MILAN BONAVENTURA - Jack Bonaventura è tornato. Il gol al Napoli non è stato un fuoco di paglia. Il centrocampista ex Atalanta è andato a segno anche nella trasferta di Bologna ed anche ieri, pur non essendo arrivata la vittoria, è risultato uno dei più positivi nell'undici rossonero. Il posto da titolare a centrocampo sembra ormai definitivamente riconquistato, sebbene il cammino non sia statao facile come lo stesso giocatore spiega in una lunga intervista rilasciata a DAZN. Ecco le sue parole.
"Vivevo alla giornata. La cosa che mi dava più fastidio era vedere gli altri giocare, magari la squadra che non andava bene con qualche sconfitta. Stare a casa a guardare la partita senza poter dare una mano, è stata una parte dura. Poi per il resto volevo fare le cose per bene, andando a Milanello ad allenarmi. Allenarmi è sempre un piacere. Ho pensato a viverla positivamente visto che sono cose che, dentro una carriera, ci possono essere. Nei primi periodi, dopo l’operazione al ginocchio, pensavo spesso “chissà se ce la farò a tornare a giocare, a scattar come prima”. I dottori mi avevano detto di sì. Avevo grande fiducia in tutti e dentro di me sapevo che sarei rientrato. È ovvio che è sempre un’operazione e qualche dubbio ce l’hai sempre. Perdi un po’ di fiducia, ma dentro di me lo sapevo che ce l’avrei fatta a tornare. Io ci ho messo tanto del mio e ho affrontato questo problema fisico che quando si gioca a pallone, si mette in conto".
"Era tanto che stavo fuori e risentire San Siro che esulta a un mio gol è stata una liberazione. Avevo accumulato un po' di rabbia perché non stavo giocando tanto, ma io mi sentivo bene. Quindi c’è stata tanta emozione, perché è stata una liberazione in una partita così importante".
"Bergamo è sicuramente una città che mi fa emozionare. Sono stato tanti anni, ero molto giovane. Ho passato anni bellissimi e ho conosciuto gente che lavora per l'Atalanta con grande amore per la Dea. Tornare a Bergamo è speciale. Sono contento anche che l'Atalanta sia diventata una realtà importante del calcio italiano".
"Per lui provo grande gratitudine. All'inizio, per farmi mettere in campo, dovevo fare sempre meglio degli altri. E mi ha fatto crescere tanto. Nelle difficoltà, uno tira sempre fuori il meglio di se stesso. Ha usato più il bastone che la carota. Urlava tanto. Finite le partite, rivedendola dentro di me, vedevo i miei errori e già sapevo dove mi avrebbe corretto alla ripresa degli allenamenti".

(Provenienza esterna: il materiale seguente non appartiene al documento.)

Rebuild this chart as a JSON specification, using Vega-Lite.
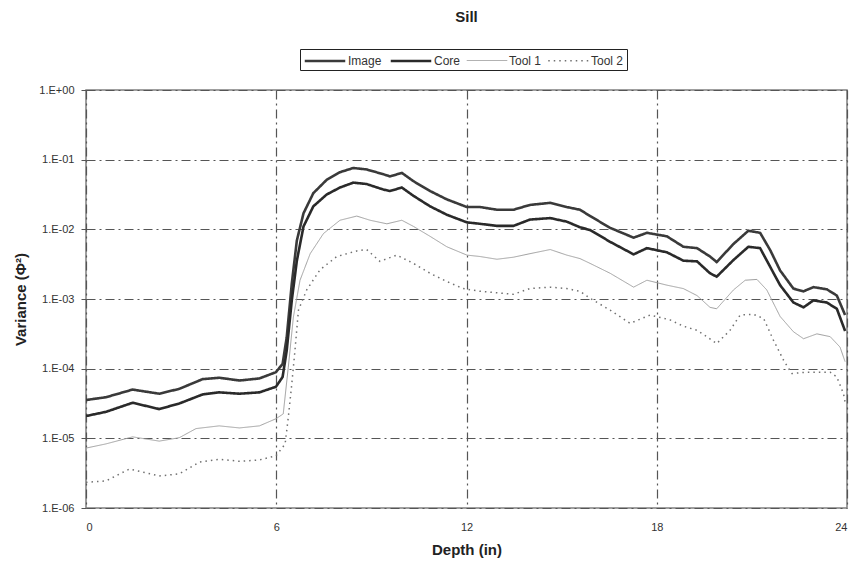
{
  "$schema": "https://vega.github.io/schema/vega-lite/v6.json",
  "autosize": "none",
  "width": 761,
  "height": 418,
  "padding": {"left": 86, "top": 90, "right": 12, "bottom": 57},
  "background": "white",
  "title": {"text": "Sill", "font": "Liberation Sans", "fontSize": 15, "fontWeight": "bold", "color": "#222", "anchor": "middle", "offset": 24},
  "config": {
    "view": {"stroke": "#808080", "strokeWidth": 1.5},
    "font": "Liberation Sans"
  },
  "data": {"values": [
    {"d":0,"s":"Image","v":3.55e-5},{"d":0.63,"s":"Image","v":3.89e-5},{"d":1.47,"s":"Image","v":5.01e-5},{"d":2.31,"s":"Image","v":4.37e-5},{"d":2.94,"s":"Image","v":5.13e-5},{"d":3.68,"s":"Image","v":7.08e-5},{"d":4.2,"s":"Image","v":7.41e-5},{"d":4.84,"s":"Image","v":6.76e-5},{"d":5.47,"s":"Image","v":7.24e-5},{"d":5.99,"s":"Image","v":8.91e-5},{"d":6.2,"s":"Image","v":1.17e-4},{"d":6.33,"s":"Image","v":2.82e-4},{"d":6.49,"s":"Image","v":1.66e-3},{"d":6.65,"s":"Image","v":6.92e-3},{"d":6.86,"s":"Image","v":1.70e-2},{"d":7.17,"s":"Image","v":3.31e-2},{"d":7.59,"s":"Image","v":5.13e-2},{"d":8.01,"s":"Image","v":6.61e-2},{"d":8.43,"s":"Image","v":7.59e-2},{"d":8.85,"s":"Image","v":7.24e-2},{"d":9.38,"s":"Image","v":6.17e-2},{"d":9.59,"s":"Image","v":5.75e-2},{"d":9.96,"s":"Image","v":6.46e-2},{"d":10.33,"s":"Image","v":4.90e-2},{"d":10.85,"s":"Image","v":3.55e-2},{"d":11.38,"s":"Image","v":2.69e-2},{"d":12.01,"s":"Image","v":2.09e-2},{"d":12.43,"s":"Image","v":2.09e-2},{"d":12.96,"s":"Image","v":1.91e-2},{"d":13.48,"s":"Image","v":1.91e-2},{"d":14.0,"s":"Image","v":2.24e-2},{"d":14.64,"s":"Image","v":2.40e-2},{"d":15.16,"s":"Image","v":2.09e-2},{"d":15.58,"s":"Image","v":1.91e-2},{"d":15.9,"s":"Image","v":1.55e-2},{"d":16.53,"s":"Image","v":1.05e-2},{"d":17.27,"s":"Image","v":7.59e-3},{"d":17.69,"s":"Image","v":8.91e-3},{"d":18.32,"s":"Image","v":7.94e-3},{"d":18.84,"s":"Image","v":5.62e-3},{"d":19.27,"s":"Image","v":5.37e-3},{"d":19.68,"s":"Image","v":4.07e-3},{"d":19.89,"s":"Image","v":3.39e-3},{"d":20.42,"s":"Image","v":6.17e-3},{"d":20.89,"s":"Image","v":9.55e-3},{"d":21.26,"s":"Image","v":8.91e-3},{"d":21.58,"s":"Image","v":5.01e-3},{"d":21.89,"s":"Image","v":2.57e-3},{"d":22.31,"s":"Image","v":1.41e-3},{"d":22.63,"s":"Image","v":1.29e-3},{"d":22.94,"s":"Image","v":1.48e-3},{"d":23.36,"s":"Image","v":1.38e-3},{"d":23.68,"s":"Image","v":1.12e-3},{"d":23.94,"s":"Image","v":5.89e-4},

    {"d":0,"s":"Core","v":2.09e-5},{"d":0.63,"s":"Core","v":2.40e-5},{"d":1.47,"s":"Core","v":3.24e-5},{"d":2.31,"s":"Core","v":2.63e-5},{"d":2.94,"s":"Core","v":3.16e-5},{"d":3.68,"s":"Core","v":4.27e-5},{"d":4.2,"s":"Core","v":4.57e-5},{"d":4.84,"s":"Core","v":4.37e-5},{"d":5.47,"s":"Core","v":4.57e-5},{"d":5.99,"s":"Core","v":5.50e-5},{"d":6.2,"s":"Core","v":7.59e-5},{"d":6.33,"s":"Core","v":1.82e-4},{"d":6.49,"s":"Core","v":9.55e-4},{"d":6.65,"s":"Core","v":3.55e-3},{"d":6.86,"s":"Core","v":1.10e-2},{"d":7.17,"s":"Core","v":2.14e-2},{"d":7.59,"s":"Core","v":3.16e-2},{"d":8.01,"s":"Core","v":3.98e-2},{"d":8.43,"s":"Core","v":4.68e-2},{"d":8.85,"s":"Core","v":4.47e-2},{"d":9.38,"s":"Core","v":3.72e-2},{"d":9.59,"s":"Core","v":3.55e-2},{"d":9.96,"s":"Core","v":3.98e-2},{"d":10.33,"s":"Core","v":3.02e-2},{"d":10.85,"s":"Core","v":2.14e-2},{"d":11.38,"s":"Core","v":1.62e-2},{"d":12.01,"s":"Core","v":1.26e-2},{"d":12.43,"s":"Core","v":1.20e-2},{"d":12.96,"s":"Core","v":1.12e-2},{"d":13.48,"s":"Core","v":1.12e-2},{"d":14.0,"s":"Core","v":1.38e-2},{"d":14.64,"s":"Core","v":1.45e-2},{"d":15.16,"s":"Core","v":1.29e-2},{"d":15.58,"s":"Core","v":1.07e-2},{"d":15.9,"s":"Core","v":9.77e-3},{"d":16.53,"s":"Core","v":6.61e-3},{"d":17.27,"s":"Core","v":4.37e-3},{"d":17.69,"s":"Core","v":5.37e-3},{"d":18.32,"s":"Core","v":4.68e-3},{"d":18.84,"s":"Core","v":3.55e-3},{"d":19.27,"s":"Core","v":3.47e-3},{"d":19.68,"s":"Core","v":2.34e-3},{"d":19.89,"s":"Core","v":2.09e-3},{"d":20.42,"s":"Core","v":3.63e-3},{"d":20.89,"s":"Core","v":5.62e-3},{"d":21.26,"s":"Core","v":5.37e-3},{"d":21.58,"s":"Core","v":2.88e-3},{"d":21.89,"s":"Core","v":1.58e-3},{"d":22.31,"s":"Core","v":8.91e-4},{"d":22.63,"s":"Core","v":7.59e-4},{"d":22.94,"s":"Core","v":9.55e-4},{"d":23.36,"s":"Core","v":8.91e-4},{"d":23.68,"s":"Core","v":7.24e-4},{"d":23.94,"s":"Core","v":3.47e-4},

    {"d":0,"s":"Tool 1","v":7.24e-6},{"d":0.63,"s":"Tool 1","v":8.32e-6},{"d":1.47,"s":"Tool 1","v":1.05e-5},{"d":2.31,"s":"Tool 1","v":9.12e-6},{"d":2.94,"s":"Tool 1","v":1.02e-5},{"d":3.47,"s":"Tool 1","v":1.38e-5},{"d":4.2,"s":"Tool 1","v":1.51e-5},{"d":4.84,"s":"Tool 1","v":1.41e-5},{"d":5.47,"s":"Tool 1","v":1.51e-5},{"d":5.99,"s":"Tool 1","v":1.91e-5},{"d":6.22,"s":"Tool 1","v":2.24e-5},{"d":6.38,"s":"Tool 1","v":1.05e-4},{"d":6.54,"s":"Tool 1","v":5.50e-4},{"d":6.75,"s":"Tool 1","v":1.86e-3},{"d":7.07,"s":"Tool 1","v":4.47e-3},{"d":7.49,"s":"Tool 1","v":8.71e-3},{"d":8.01,"s":"Tool 1","v":1.35e-2},{"d":8.54,"s":"Tool 1","v":1.55e-2},{"d":8.96,"s":"Tool 1","v":1.35e-2},{"d":9.49,"s":"Tool 1","v":1.20e-2},{"d":9.96,"s":"Tool 1","v":1.35e-2},{"d":10.33,"s":"Tool 1","v":1.10e-2},{"d":10.85,"s":"Tool 1","v":7.94e-3},{"d":11.38,"s":"Tool 1","v":5.62e-3},{"d":12.01,"s":"Tool 1","v":4.27e-3},{"d":12.43,"s":"Tool 1","v":4.07e-3},{"d":12.96,"s":"Tool 1","v":3.72e-3},{"d":13.48,"s":"Tool 1","v":3.98e-3},{"d":14.0,"s":"Tool 1","v":4.47e-3},{"d":14.64,"s":"Tool 1","v":5.13e-3},{"d":15.16,"s":"Tool 1","v":4.27e-3},{"d":15.58,"s":"Tool 1","v":3.80e-3},{"d":15.9,"s":"Tool 1","v":3.24e-3},{"d":16.53,"s":"Tool 1","v":2.34e-3},{"d":17.27,"s":"Tool 1","v":1.48e-3},{"d":17.69,"s":"Tool 1","v":1.86e-3},{"d":18.32,"s":"Tool 1","v":1.58e-3},{"d":18.84,"s":"Tool 1","v":1.41e-3},{"d":19.27,"s":"Tool 1","v":1.12e-3},{"d":19.68,"s":"Tool 1","v":7.59e-4},{"d":19.89,"s":"Tool 1","v":7.24e-4},{"d":20.42,"s":"Tool 1","v":1.35e-3},{"d":20.79,"s":"Tool 1","v":1.86e-3},{"d":21.16,"s":"Tool 1","v":1.91e-3},{"d":21.47,"s":"Tool 1","v":1.35e-3},{"d":21.89,"s":"Tool 1","v":5.62e-4},{"d":22.31,"s":"Tool 1","v":3.39e-4},{"d":22.63,"s":"Tool 1","v":2.69e-4},{"d":23.05,"s":"Tool 1","v":3.16e-4},{"d":23.47,"s":"Tool 1","v":2.88e-4},{"d":23.78,"s":"Tool 1","v":2.04e-4},{"d":23.94,"s":"Tool 1","v":1.26e-4},

    {"d":0,"s":"Tool 2","v":2.34e-6},{"d":0.63,"s":"Tool 2","v":2.45e-6},{"d":1.37,"s":"Tool 2","v":3.63e-6},{"d":2.31,"s":"Tool 2","v":2.88e-6},{"d":2.94,"s":"Tool 2","v":3.09e-6},{"d":3.58,"s":"Tool 2","v":4.57e-6},{"d":4.2,"s":"Tool 2","v":5.01e-6},{"d":4.84,"s":"Tool 2","v":4.68e-6},{"d":5.47,"s":"Tool 2","v":4.90e-6},{"d":5.99,"s":"Tool 2","v":5.62e-6},{"d":6.2,"s":"Tool 2","v":7.41e-6},{"d":6.28,"s":"Tool 2","v":8.32e-6},{"d":6.38,"s":"Tool 2","v":2.00e-5},{"d":6.49,"s":"Tool 2","v":6.03e-5},{"d":6.59,"s":"Tool 2","v":1.82e-4},{"d":6.7,"s":"Tool 2","v":6.92e-4},{"d":6.96,"s":"Tool 2","v":1.35e-3},{"d":7.38,"s":"Tool 2","v":2.63e-3},{"d":7.91,"s":"Tool 2","v":4.07e-3},{"d":8.54,"s":"Tool 2","v":4.90e-3},{"d":8.85,"s":"Tool 2","v":5.13e-3},{"d":9.27,"s":"Tool 2","v":3.47e-3},{"d":9.8,"s":"Tool 2","v":4.27e-3},{"d":10.33,"s":"Tool 2","v":3.24e-3},{"d":10.85,"s":"Tool 2","v":2.34e-3},{"d":11.38,"s":"Tool 2","v":1.78e-3},{"d":11.9,"s":"Tool 2","v":1.41e-3},{"d":12.43,"s":"Tool 2","v":1.29e-3},{"d":12.96,"s":"Tool 2","v":1.23e-3},{"d":13.48,"s":"Tool 2","v":1.17e-3},{"d":14.0,"s":"Tool 2","v":1.41e-3},{"d":14.64,"s":"Tool 2","v":1.48e-3},{"d":15.16,"s":"Tool 2","v":1.41e-3},{"d":15.58,"s":"Tool 2","v":1.29e-3},{"d":15.9,"s":"Tool 2","v":1.02e-3},{"d":16.53,"s":"Tool 2","v":6.92e-4},{"d":17.16,"s":"Tool 2","v":4.47e-4},{"d":17.79,"s":"Tool 2","v":5.89e-4},{"d":18.42,"s":"Tool 2","v":5.01e-4},{"d":18.84,"s":"Tool 2","v":4.07e-4},{"d":19.27,"s":"Tool 2","v":3.55e-4},{"d":19.58,"s":"Tool 2","v":2.88e-4},{"d":19.89,"s":"Tool 2","v":2.29e-4},{"d":20.31,"s":"Tool 2","v":3.55e-4},{"d":20.63,"s":"Tool 2","v":5.89e-4},{"d":21.05,"s":"Tool 2","v":6.03e-4},{"d":21.37,"s":"Tool 2","v":5.25e-4},{"d":21.68,"s":"Tool 2","v":2.57e-4},{"d":22.0,"s":"Tool 2","v":1.32e-4},{"d":22.26,"s":"Tool 2","v":8.51e-5},{"d":22.73,"s":"Tool 2","v":8.91e-5},{"d":23.15,"s":"Tool 2","v":8.91e-5},{"d":23.47,"s":"Tool 2","v":8.91e-5},{"d":23.68,"s":"Tool 2","v":7.59e-5},{"d":23.89,"s":"Tool 2","v":4.37e-5},{"d":23.94,"s":"Tool 2","v":3.31e-5}
  ]},
  "mark": {"type": "line", "clip": true},
  "encoding": {
    "x": {
      "field": "d", "type": "quantitative",
      "scale": {"domain": [0, 24], "nice": false, "zero": false},
      "axis": {
        "title": "Depth (in)", "values": [0, 6, 12, 18, 24],
        "titleFont": "Liberation Sans", "titleFontSize": 15, "titleFontWeight": "bold", "titleColor": "#222", "titlePadding": 10,
        "labelFont": "Liberation Sans", "labelFontSize": 11, "labelColor": "#333", "labelPadding": 13,
        "ticks": false, "domain": false,
        "grid": true, "gridColor": "#555", "gridDash": [9, 4, 2, 4], "gridWidth": 1.2
      }
    },
    "y": {
      "field": "v", "type": "quantitative",
      "scale": {"type": "log", "domain": [1e-6, 1], "nice": false},
      "axis": {
        "title": "Variance (Φ²)", "values": [1e-6, 1e-5, 1e-4, 1e-3, 1e-2, 1e-1, 1],
        "labelExpr": "'1.E' + (datum.value >= 1 ? '+' : '-') + '0' + abs(round(log(datum.value)/LN10))",
        "titleFont": "Liberation Sans", "titleFontSize": 15, "titleFontWeight": "bold", "titleColor": "#222", "titlePadding": 10,
        "labelFont": "Liberation Sans", "labelFontSize": 11, "labelColor": "#333", "labelPadding": 7,
        "ticks": true, "tickSize": 5, "tickColor": "#555", "domain": false,
        "grid": true, "gridColor": "#555", "gridDash": [9, 4, 2, 4], "gridWidth": 1.2
      }
    },
    "color": {
      "field": "s", "type": "nominal",
      "scale": {"domain": ["Image", "Core", "Tool 1", "Tool 2"], "range": ["#3a3a3a", "#2a2a2a", "#a0a0a0", "#707070"]},
      "legend": {
        "title": null, "orient": "none", "legendX": 214, "legendY": -41, "direction": "horizontal",
        "symbolType": "M-2.7,0H2.7", "symbolSize": 225, "symbolOffset": 13, "labelFont": "Liberation Sans", "labelFontSize": 12, "labelColor": "#333",
        "labelOffset": 14, "columnPadding": 3, "strokeColor": "#222", "fillColor": "white", "padding": 3
      }
    },
    "strokeWidth": {
      "field": "s", "type": "nominal",
      "scale": {"type": "ordinal", "domain": ["Image", "Core", "Tool 1", "Tool 2"], "range": [2.6, 2.6, 1, 1.5]},
      "legend": null
    },
    "strokeDash": {
      "field": "s", "type": "nominal",
      "scale": {"domain": ["Image", "Core", "Tool 1", "Tool 2"], "range": [[1, 0], [1, 0], [1, 0], [1.5, 4]]},
      "legend": null
    }
  }
}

"Penso che il leader venga eletto dal gruppo. Non è uno che si proclama leader. Cerco di fare il meglio e dare il massimo, che è la cosa che conta più di tutti. La qualità che mi ha aiutato negli anni è stata la perseveranza. Se si lavora con passione e con amore per lo sport che si pratica, qualcosa di buono viene sempre fuori".